To ensure consistency of the analysis, external data were not used in determining the best performing distributions beyond a visual assessment of face validity. In practice, the plausibility of the survival extrapolation receives substantial scrutiny. An additional important point of future research would be the evaluation and validation of using external data, such as real-world data, to inform survival extrapolations. External data may be leveraged in multiple ways, ranging from inputs for model parametrization to model validation, but there is a paucity of evidence on which methods are robust and valid in the context of survival extrapolations in oncology. Given the potential value of external inputs such as real-world data, especially for the more complex survival extrapolation methods, further research is warranted.

5 Conclusion

This case study in pre-treated aRCC found that the accuracy of OS predictions for nivolumab differed considerably between extrapolation methods, whereas predictions for everolimus were generally accurate. Furthermore, all methods underestimated survival for nivolumab, except for MM. This adds to the growing evidence that suggests that the extrapolation method required for IO therapies may need different considerations than for therapies with other mechanisms of action, such as targeted therapies or chemotherapies.
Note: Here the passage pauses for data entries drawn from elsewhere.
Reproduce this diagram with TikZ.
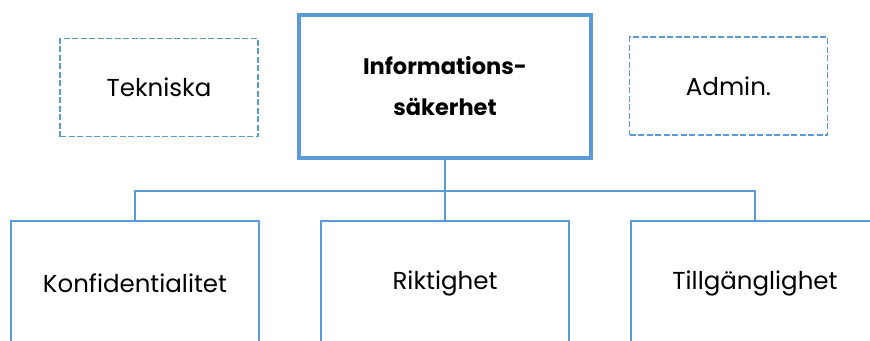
\documentclass[tikz,border=0pt]{standalone}
\usepackage{fontspec}
\setmainfont{Poppins}
\definecolor{accblue}{HTML}{5B9BD5}

\tikzset{
  topbox/.style={draw=accblue,line width=3.2pt,fill=white,minimum width=292pt,minimum height=143pt,align=center,font=\fontsize{22.5}{41}\selectfont\bfseries},
  sidebox/.style={draw=accblue,line width=1.8pt,dash pattern=on 6pt off 2.5pt,minimum width=198pt,minimum height=98pt,font=\fontsize{24.5}{30}\selectfont},
  leafbox/.style={draw=accblue,line width=2pt,fill=white,minimum width=248pt,minimum height=124pt,font=\fontsize{24.5}{30}\selectfont},
  link/.style={draw=accblue,line width=2pt}
}

\begin{document}
\begin{tikzpicture}[x=1pt,y=-1pt]
\useasboundingbox (0,0) rectangle (870,340);
\clip (0,0) rectangle (870,340);

  \node [topbox] at (445,86.5) (main) {Informations-\\säkerhet};
  \node [sidebox] at (159,87.5) (tekn) {Tekniska};
  \node [sidebox] at (728.5,86) (admin) {Admin.};

  \node [leafbox] at (135,283) (konf) {Konfidentialitet};
  \node [leafbox] at (445,283) (rikt) {Riktighet};
  \node [leafbox] at (755,283) (tillg) {Tillgänglighet};

  \coordinate (bus) at (445,190.5);
  \begin{scope}[every path/.style={link}]
    \path (main.south) -- (rikt.north);
    \path (konf.north) |- (bus) -| (tillg.north);
  \end{scope}
\end{tikzpicture}
\end{document}
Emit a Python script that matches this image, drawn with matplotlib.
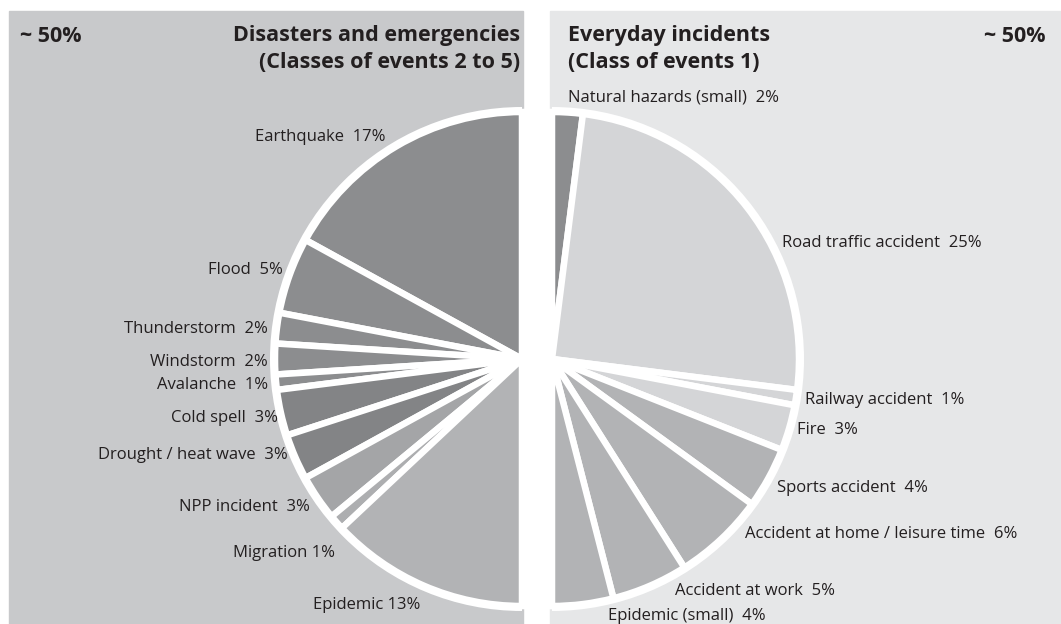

Of special note is the poor performance of the PieceW-exp method, irrespective of the maturity of the dataset. Thus, use of the PieceW-exp method should be discouraged for extrapolating IO monotherapy, unless robust contrary evidence for the use of this approach is presented.

Methods providing more degrees of freedom in the extrapolation, such as RBLM and MM, provided accurate survival estimates based on the 39-month DBL but did not outperform the dependent log-logistic SPM in this case study. The dependent log-logistic SPM performed better than the RBLM and MM, based on the 15-month and 27-month DBLs. This may be due to the use of subsequent IO therapies, which could have biased survival in the everolimus arm. As data matured, the survival estimates from the RBLM and MM methods changed considerably, partly driven by a change in the selection of the best functional form. This highlights the need to include external evidence to inform the parametrization of these extrapolation methods that allow for more degrees of freedom.